:: Work required ::
Using the listing below, report all lines holding the word "picture".

:: Records shown ::
§

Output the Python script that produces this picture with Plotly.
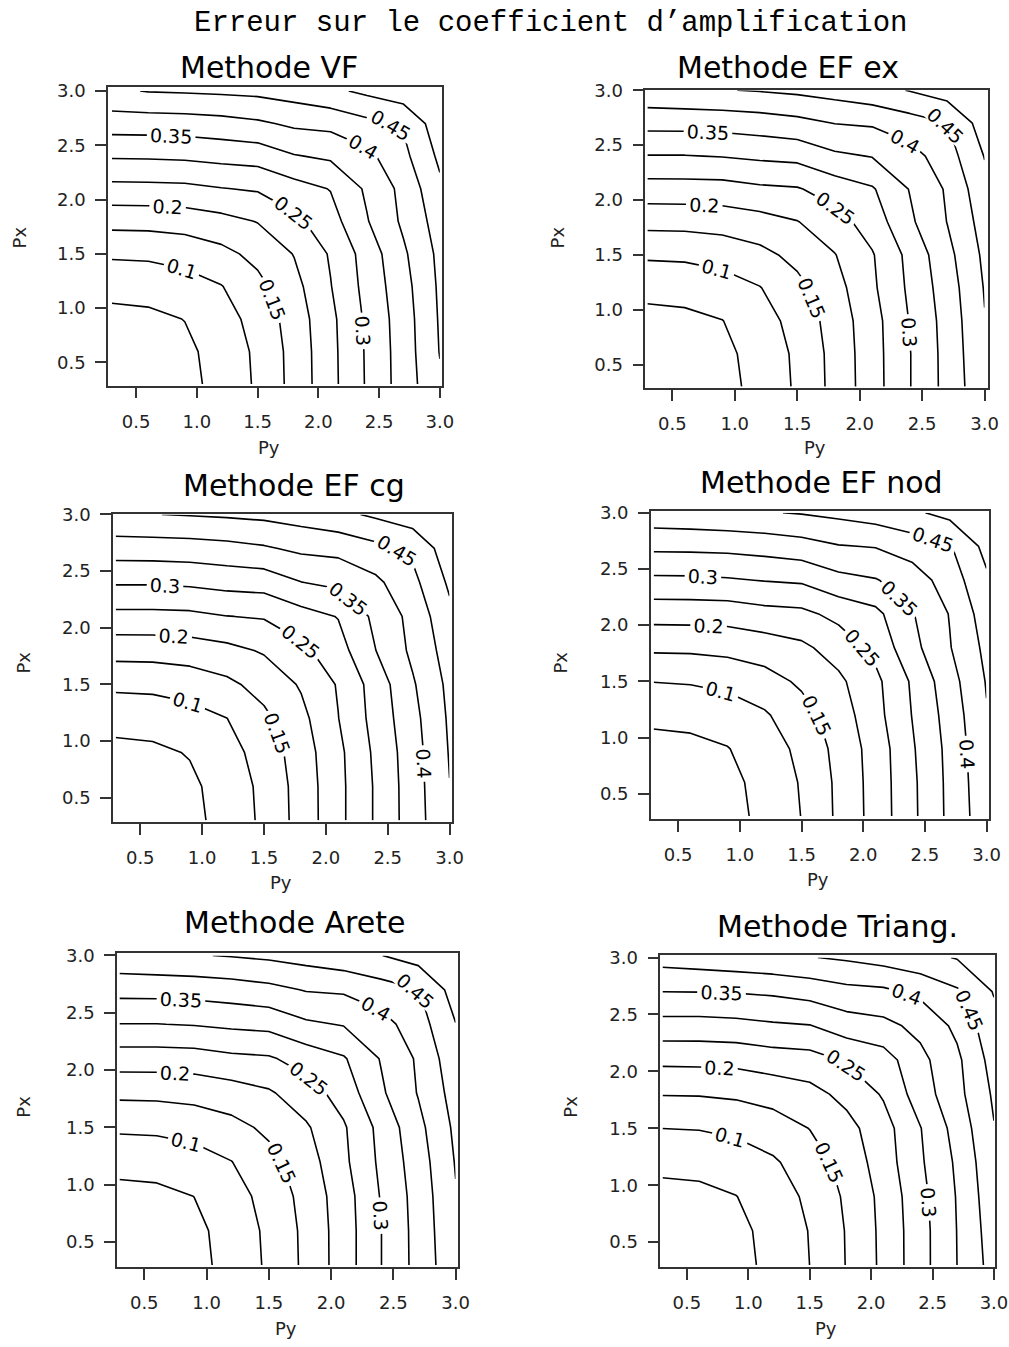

§

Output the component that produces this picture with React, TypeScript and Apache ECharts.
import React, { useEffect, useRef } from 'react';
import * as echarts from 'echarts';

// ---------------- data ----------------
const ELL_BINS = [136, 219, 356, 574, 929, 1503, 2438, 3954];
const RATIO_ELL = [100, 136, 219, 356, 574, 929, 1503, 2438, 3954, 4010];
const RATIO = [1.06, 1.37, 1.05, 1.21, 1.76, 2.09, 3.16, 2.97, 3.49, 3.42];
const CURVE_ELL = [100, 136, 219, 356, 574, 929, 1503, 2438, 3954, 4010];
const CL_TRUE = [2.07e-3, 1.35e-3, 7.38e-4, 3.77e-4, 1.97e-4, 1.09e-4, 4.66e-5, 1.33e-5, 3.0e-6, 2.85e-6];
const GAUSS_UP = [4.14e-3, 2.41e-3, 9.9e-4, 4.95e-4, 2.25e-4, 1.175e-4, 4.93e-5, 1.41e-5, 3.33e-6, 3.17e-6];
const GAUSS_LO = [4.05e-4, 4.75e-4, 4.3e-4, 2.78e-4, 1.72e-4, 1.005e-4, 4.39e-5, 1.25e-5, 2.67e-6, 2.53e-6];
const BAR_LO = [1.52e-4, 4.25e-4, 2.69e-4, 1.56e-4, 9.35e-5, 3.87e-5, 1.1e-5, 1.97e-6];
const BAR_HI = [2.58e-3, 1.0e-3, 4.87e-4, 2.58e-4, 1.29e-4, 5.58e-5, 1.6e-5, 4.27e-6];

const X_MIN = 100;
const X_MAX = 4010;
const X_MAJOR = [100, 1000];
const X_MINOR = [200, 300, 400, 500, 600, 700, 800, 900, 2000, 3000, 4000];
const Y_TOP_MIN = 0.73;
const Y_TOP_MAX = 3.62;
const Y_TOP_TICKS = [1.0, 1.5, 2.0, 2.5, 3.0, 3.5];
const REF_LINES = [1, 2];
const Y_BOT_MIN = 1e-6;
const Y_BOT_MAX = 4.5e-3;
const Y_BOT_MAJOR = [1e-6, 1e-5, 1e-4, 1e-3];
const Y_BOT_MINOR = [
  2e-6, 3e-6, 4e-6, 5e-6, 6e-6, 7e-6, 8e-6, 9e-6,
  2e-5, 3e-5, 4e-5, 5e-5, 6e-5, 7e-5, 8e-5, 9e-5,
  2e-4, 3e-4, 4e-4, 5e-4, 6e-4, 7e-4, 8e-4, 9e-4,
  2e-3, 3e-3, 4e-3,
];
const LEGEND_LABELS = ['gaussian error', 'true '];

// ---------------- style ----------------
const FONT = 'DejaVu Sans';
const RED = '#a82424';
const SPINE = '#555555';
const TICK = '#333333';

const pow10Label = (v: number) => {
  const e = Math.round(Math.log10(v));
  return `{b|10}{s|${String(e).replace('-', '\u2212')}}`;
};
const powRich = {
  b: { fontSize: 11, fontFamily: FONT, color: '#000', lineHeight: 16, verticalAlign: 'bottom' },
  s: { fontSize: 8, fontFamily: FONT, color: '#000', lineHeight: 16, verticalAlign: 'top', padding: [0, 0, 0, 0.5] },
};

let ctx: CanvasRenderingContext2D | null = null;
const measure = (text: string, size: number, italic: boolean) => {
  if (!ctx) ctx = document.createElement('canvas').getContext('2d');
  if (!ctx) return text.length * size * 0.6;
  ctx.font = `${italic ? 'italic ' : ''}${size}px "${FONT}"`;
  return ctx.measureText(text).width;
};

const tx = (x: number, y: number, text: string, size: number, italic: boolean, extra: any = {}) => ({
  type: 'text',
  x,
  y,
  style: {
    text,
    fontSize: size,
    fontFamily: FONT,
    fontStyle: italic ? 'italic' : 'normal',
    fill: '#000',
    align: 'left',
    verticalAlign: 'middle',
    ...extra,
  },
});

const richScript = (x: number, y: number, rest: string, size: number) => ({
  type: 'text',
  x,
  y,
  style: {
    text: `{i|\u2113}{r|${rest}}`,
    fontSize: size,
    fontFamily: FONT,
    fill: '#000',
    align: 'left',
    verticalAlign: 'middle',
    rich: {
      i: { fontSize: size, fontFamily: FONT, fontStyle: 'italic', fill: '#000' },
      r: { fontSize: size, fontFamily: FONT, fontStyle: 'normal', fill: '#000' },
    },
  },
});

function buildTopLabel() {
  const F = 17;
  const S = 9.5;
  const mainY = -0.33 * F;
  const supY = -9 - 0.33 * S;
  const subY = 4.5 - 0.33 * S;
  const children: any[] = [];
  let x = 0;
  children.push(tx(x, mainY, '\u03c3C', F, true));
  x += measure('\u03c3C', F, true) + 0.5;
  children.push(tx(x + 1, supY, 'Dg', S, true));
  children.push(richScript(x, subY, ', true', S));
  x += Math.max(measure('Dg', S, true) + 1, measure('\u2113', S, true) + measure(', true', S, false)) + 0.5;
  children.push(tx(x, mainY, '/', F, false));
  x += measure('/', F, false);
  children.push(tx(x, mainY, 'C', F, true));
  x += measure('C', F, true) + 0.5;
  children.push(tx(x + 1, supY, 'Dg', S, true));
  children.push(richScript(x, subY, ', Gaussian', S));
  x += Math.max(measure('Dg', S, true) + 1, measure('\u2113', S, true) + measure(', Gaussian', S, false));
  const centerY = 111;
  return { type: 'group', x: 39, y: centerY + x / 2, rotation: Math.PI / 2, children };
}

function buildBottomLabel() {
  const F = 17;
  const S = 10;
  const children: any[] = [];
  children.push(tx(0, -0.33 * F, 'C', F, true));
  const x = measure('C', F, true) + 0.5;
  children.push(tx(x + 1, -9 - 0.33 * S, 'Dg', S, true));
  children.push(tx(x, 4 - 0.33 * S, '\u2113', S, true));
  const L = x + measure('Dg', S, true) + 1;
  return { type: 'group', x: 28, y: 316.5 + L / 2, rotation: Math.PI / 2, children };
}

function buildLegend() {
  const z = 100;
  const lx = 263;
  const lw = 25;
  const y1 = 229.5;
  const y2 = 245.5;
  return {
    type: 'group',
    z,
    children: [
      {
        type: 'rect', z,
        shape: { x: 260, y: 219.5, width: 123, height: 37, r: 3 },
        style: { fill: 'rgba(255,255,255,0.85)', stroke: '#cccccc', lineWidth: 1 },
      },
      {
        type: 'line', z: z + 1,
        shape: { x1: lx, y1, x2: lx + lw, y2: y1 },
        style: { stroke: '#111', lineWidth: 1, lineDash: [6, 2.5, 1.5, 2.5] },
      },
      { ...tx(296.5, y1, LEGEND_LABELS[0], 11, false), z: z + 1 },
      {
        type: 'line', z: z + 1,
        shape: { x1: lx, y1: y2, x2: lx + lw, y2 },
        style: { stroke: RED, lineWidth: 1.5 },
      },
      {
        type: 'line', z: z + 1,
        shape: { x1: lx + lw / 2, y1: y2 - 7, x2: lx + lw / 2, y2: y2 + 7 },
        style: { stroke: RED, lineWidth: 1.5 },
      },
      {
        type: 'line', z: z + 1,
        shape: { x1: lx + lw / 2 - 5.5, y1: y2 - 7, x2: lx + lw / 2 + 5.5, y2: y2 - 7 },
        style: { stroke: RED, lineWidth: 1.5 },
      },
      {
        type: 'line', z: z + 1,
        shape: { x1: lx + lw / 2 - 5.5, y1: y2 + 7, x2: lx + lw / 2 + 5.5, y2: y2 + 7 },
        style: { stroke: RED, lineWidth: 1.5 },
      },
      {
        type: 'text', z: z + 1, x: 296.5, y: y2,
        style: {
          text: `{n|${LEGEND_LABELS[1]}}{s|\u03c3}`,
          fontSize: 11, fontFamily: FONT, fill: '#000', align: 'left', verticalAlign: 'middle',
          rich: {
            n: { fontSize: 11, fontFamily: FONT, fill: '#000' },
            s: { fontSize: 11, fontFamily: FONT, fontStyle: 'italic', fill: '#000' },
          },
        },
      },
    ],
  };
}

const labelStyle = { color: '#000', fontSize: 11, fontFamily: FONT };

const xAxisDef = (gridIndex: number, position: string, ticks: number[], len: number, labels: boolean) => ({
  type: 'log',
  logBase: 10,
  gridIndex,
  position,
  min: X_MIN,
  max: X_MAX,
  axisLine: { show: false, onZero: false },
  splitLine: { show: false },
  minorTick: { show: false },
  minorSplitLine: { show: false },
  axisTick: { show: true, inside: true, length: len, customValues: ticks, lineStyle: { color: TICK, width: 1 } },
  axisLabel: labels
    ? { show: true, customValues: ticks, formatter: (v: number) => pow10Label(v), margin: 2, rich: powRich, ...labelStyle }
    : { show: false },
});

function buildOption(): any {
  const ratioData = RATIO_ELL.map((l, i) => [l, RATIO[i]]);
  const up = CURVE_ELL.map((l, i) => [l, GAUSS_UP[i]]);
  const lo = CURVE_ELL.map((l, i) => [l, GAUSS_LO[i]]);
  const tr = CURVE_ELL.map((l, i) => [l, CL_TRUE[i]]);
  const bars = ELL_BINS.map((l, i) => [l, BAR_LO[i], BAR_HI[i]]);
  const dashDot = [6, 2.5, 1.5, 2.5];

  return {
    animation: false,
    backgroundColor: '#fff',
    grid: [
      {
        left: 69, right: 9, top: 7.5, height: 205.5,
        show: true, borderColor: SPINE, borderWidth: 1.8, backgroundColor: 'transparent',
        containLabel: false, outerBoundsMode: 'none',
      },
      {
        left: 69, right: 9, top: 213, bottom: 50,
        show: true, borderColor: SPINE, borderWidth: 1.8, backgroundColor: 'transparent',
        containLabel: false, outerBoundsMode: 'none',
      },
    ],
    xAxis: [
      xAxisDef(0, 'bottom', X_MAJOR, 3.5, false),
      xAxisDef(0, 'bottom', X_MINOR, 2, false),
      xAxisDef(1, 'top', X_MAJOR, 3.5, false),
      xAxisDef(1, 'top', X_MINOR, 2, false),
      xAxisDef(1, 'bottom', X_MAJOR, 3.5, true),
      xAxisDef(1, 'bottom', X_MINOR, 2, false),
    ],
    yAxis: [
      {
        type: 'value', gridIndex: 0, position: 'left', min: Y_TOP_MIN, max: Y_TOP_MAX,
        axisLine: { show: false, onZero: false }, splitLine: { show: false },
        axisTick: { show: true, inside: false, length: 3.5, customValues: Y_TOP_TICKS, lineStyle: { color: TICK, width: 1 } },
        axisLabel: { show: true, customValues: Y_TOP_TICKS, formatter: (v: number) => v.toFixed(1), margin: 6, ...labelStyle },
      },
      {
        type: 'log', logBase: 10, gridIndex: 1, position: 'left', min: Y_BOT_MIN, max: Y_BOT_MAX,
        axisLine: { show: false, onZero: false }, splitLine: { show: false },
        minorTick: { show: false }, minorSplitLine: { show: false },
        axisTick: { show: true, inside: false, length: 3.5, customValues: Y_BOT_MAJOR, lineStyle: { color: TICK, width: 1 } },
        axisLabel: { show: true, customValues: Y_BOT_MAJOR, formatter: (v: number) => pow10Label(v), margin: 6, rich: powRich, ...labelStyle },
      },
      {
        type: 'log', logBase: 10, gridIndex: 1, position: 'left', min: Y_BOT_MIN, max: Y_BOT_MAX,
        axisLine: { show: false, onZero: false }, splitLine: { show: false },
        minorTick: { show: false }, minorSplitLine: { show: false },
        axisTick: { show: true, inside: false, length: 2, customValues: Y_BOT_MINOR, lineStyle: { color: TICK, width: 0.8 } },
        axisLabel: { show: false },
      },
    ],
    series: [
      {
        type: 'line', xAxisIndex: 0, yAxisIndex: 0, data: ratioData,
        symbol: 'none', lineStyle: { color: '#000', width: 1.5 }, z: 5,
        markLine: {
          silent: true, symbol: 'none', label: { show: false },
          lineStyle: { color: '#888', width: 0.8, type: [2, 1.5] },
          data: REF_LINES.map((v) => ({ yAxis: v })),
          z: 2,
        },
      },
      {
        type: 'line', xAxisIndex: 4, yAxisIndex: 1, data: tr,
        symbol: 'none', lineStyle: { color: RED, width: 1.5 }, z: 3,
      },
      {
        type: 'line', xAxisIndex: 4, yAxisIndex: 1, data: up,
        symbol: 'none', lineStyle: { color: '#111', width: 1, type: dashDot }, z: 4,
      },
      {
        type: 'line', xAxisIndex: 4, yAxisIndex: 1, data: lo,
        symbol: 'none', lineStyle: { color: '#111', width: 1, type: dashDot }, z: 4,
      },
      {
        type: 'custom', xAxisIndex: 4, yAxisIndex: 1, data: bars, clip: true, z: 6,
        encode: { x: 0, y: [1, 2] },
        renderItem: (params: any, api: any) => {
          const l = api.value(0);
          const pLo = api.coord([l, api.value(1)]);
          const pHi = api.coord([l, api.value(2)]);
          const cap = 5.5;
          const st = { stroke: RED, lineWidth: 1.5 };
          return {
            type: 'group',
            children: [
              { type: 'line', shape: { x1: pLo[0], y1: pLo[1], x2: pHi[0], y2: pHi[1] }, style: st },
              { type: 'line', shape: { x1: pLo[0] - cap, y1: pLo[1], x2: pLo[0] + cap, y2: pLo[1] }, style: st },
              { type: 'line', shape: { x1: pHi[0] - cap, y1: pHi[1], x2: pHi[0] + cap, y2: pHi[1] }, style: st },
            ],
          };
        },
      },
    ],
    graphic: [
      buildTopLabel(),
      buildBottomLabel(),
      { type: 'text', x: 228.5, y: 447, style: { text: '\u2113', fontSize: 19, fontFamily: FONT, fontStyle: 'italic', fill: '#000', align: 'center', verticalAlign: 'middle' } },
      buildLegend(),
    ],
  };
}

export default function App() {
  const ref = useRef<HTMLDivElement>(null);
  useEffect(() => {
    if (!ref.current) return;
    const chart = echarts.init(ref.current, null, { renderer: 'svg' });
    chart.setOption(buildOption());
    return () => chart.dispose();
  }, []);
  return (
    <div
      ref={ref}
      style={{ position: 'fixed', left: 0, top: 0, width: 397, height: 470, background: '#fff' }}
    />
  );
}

§

:: Output for this exercise ::
Output the Python script that produces this picture with Plotly.
Output the component that produces this picture with React, TypeScript and Apache ECharts.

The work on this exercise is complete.